Categories
Film

Ganef: The Trauma Of The Holocaust

Mark Rosenblatt’s live action short, Ganef, explores the all too persistent phenomenon of Holocaust trauma as passed on from one generation to the next. It will be screened at the Manhattan Short Film Festival, which runs from September 23 to October 3.

Approximately 13 minutes in length, it unfolds in a house in London in 1962. Ruthie (Izabella Dziewanska), a little girl of about 10 years old, is playing by herself, twirling furiously and falling down in a heap on the floor.

Izabella Dziewanska in Ganef

As she watches Ruthie, Lynn (Sophie McShera), the cleaner, makes faces and runs after her playfully.

Ruthie’s mother, identified as Mrs. Hirth (Lydia Wilson), comes home, two shopping bags in hand. When Ruthie asks what’s inside, she refuses to answer. Consumed by curiosity, Ruthie asks again.

Mrs. Hirth, an attractive and stylishly-dressed woman, tells Ruthie a story about an incident during her childhood in Frankfurt. A German soldier, whom she describes in Yiddish as a ganef, or thief, barged into her family’s home and helped himself to some of their possessions. Mrs. Hirth is obviously referring to the Nazi era, when German Jews were persecuted and robbed.

If the soldier hadn’t known what was in the house, he would not have broken in and made off with his ill-gotten gains, says Mrs. Hirth, who has learned to be secretive. Hence, she prefers to remain silent about what she has just purchased and brought back home.

It’s abundantly clear that Mrs. Hirth, a survivor of antisemitic persecution and the bearer of a Nazi tattoo on her arm, was profoundly affected by this searing experience in Frankfurt. And now, in post-war London, she is transmitting its psychological effects to Ruthie.

Sophie McShera

In the next scene, Ruthie catches Lynn stealing a bowl from the china cabinet. She tells her mother, and Mrs.
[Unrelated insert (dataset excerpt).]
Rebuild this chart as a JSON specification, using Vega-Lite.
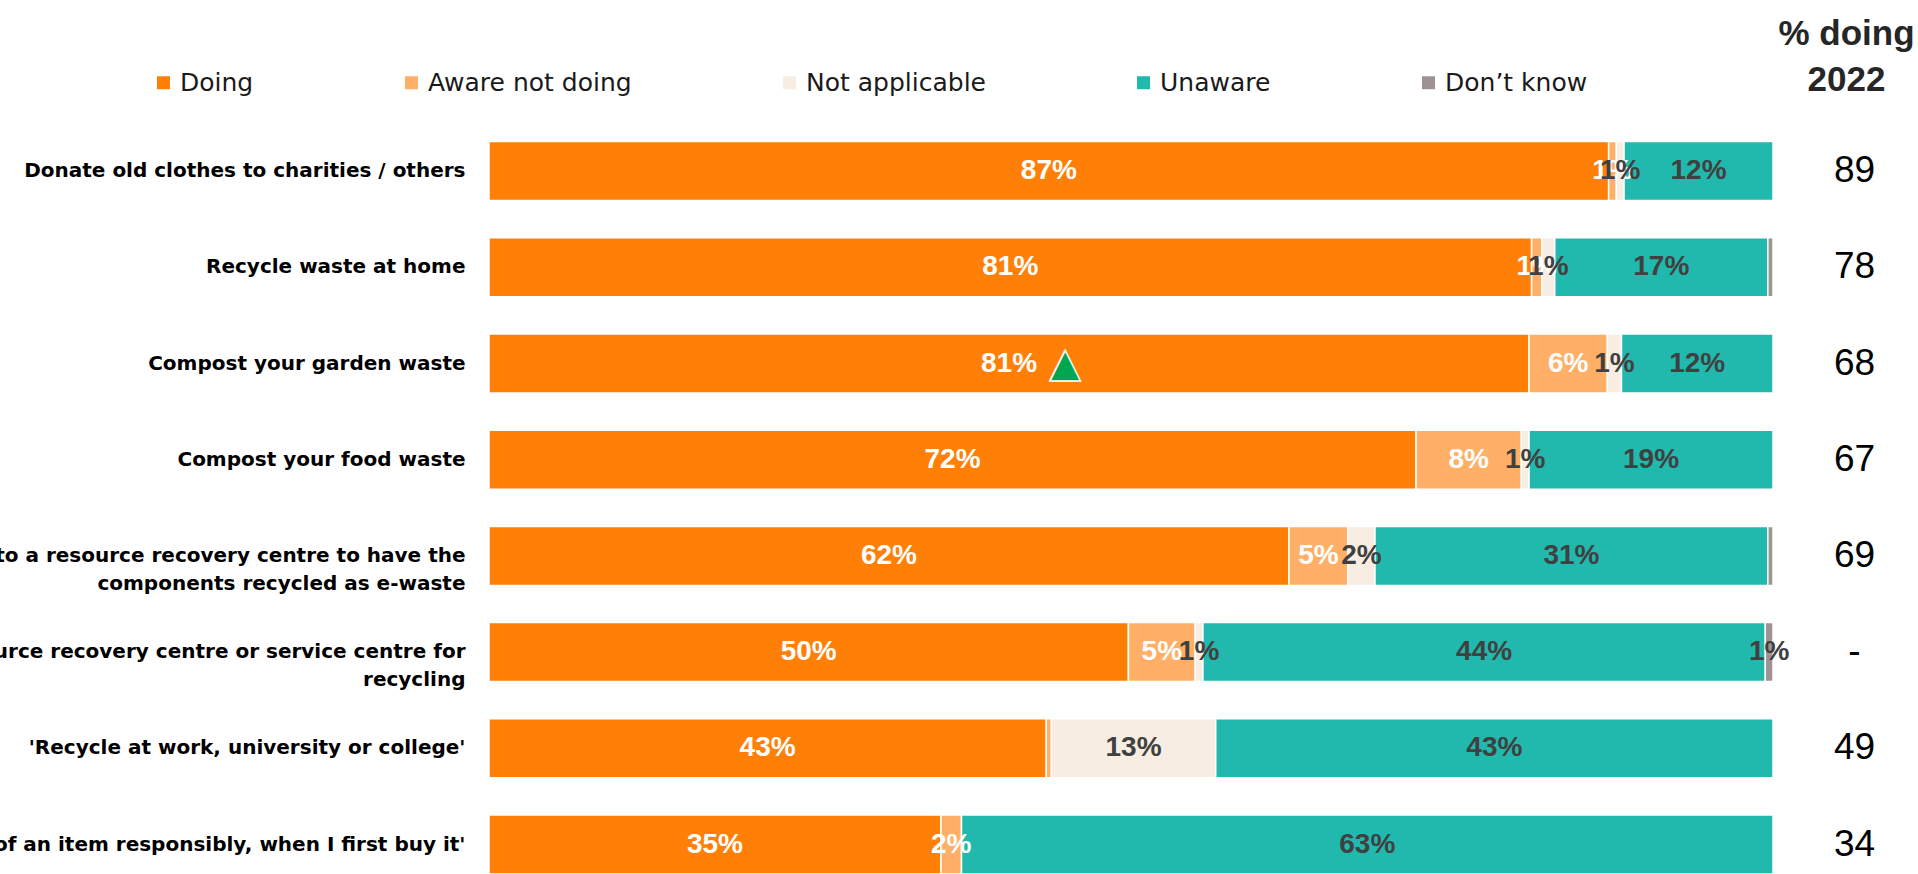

Hirth has a conversation with Lynn behind closed doors.

Ruthie, in the following scene, Ruthie watches Lynn invading her mother’s privacy by trying on her fine clothes. Ruthie accuses her of being a “ganef” and a “thief.” Ruthie, having started off as a completely innocent girl playing in her parent’s house, has learned to be watchful and suspicious.

Rosenblatt, the director and writer of Ganef, is the grandson of Jews hounded out of Germany by the Nazis.

As he writes, “My maternal grandmother’s immediate family were German Jews, hid in Nazi Europe, narrowly avoided deportation and somehow survived, though a great many of their wider family were murdered. Listening to my grandmother’s gobsmacking tales of survival as a child at the dinner table on a Friday night filled me with horror, gratitude for being alive at all and fear of what the world was capable of. And, from a young age, I could sense my grandmother’s own inferiority complex. Even her constant reluctance to tell her amazing story, certain it was boring, revealed a sense of worthlessness so often bound up with the experience of survival.

Mark Rosenblatt

“As I grew older, I became more attuned to the clues – tiny and, occasionally, tragically, huge – that kept revealing the lifelong, mental scarring of that generation. My grandmother crossed the road to avoid anyone in uniform, could never take a taxi, never truly recovered the confidence an education might have given her.

“So I was very aware that the war did not end in 1945. No matter how loved they were, no matter how their new lives in a new country offered them safety, what they went through haunted them every day of their lives. And I was also aware of how that sense of horror carried down to my own mother, how it manifested in her own ongoing determination to memorialize: to research and document her family’s experiences and to work tenaciously to set up national Holocaust memorial events.

“In Ganef, I wanted to explore that trauma in a complex way — how destructive and pernicious and self-perpetuating it could be. How trauma of this kind, whoever the victim, lives on beyond the short lifespans of news cycles, for lifetimes and for generations. How it can breed mistrust, some understandable, some irrational and unnecessarily divisive. How a parent who survived acute trauma might often try to protect their child from the world and only succeed in turning them against it.

“I also wanted to represent an experience I rarely see on screen: the private experience of survivors of persecution many years after the end of the persecution itself.”

In Ganef, Rosenblatt conveys this message.